As organisations grow, the demands placed on leaders evolve. A sales leader who once won through personal deal involvement must learn to scale through managers. A partnerships leader known for strategic relationships may need to build operational rigour. A revenue executive who excelled at optimisation may suddenly be responsible for creating entirely new growth motions.
The common misconception is that leadership growth is about becoming better at what already works.
In reality, leadership growth often requires becoming effective at something entirely different.
This is where many capable GTM leaders encounter friction. Their confidence is rooted in proven strengths, but the organisation is now asking different questions. The market changes. Customer expectations shift. New business models emerge. What was once a competitive advantage becomes less relevant to the challenges ahead.
The leaders who continue progressing understand a critical distinction. They do not become attached to a particular playbook. They become attached to outcomes.
That mindset creates curiosity.
Instead of asking, "What am I good at?", they ask, "What does this business need now?" The difference may appear subtle, but it fundamentally changes how a leader develops.
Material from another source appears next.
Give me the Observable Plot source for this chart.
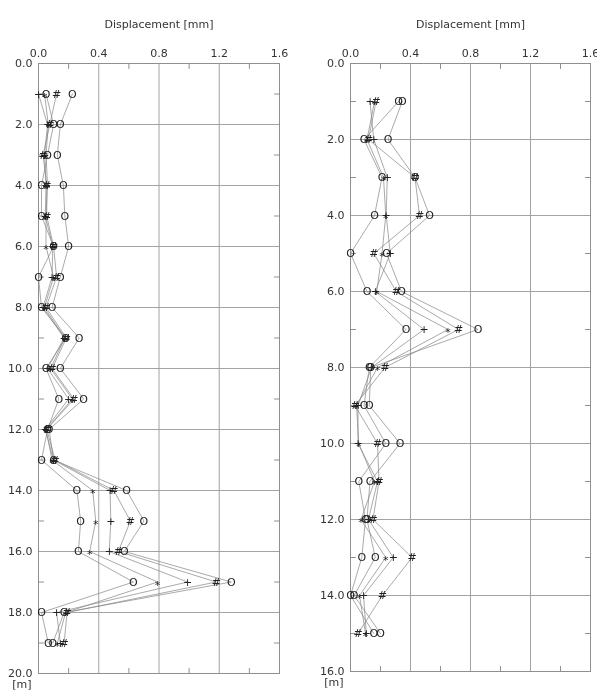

It shifts attention away from preserving expertise and towards building relevance.
A practical way to think about this is through what I call the Relevance Gap.
First, identify the GTM motion you are most confident leading today.
Second, identify the GTM motion your business is likely to need over the next three years.
Third, determine the single capability gap between those two realities. Not ten capabilities. One. The capability that would create the greatest future leverage.
The next step is where real growth happens.
Find someone who already possesses that capability and learn directly from them. Observe how they think, make decisions, prioritise, and navigate complexity. Leadership development accelerates when learning moves beyond theory and into proximity.
The strongest GTM leaders understand that relevance is never permanent. It must be earned repeatedly.
The question is not whether you have been successful.
The question is whether the capabilities that made you successful are preparing you for what comes next.
That is the real work of reinvention.
Question for you
If your business doubled in size over the next three years, which leadership capability would become your biggest constraint, and what would need to change today to address it?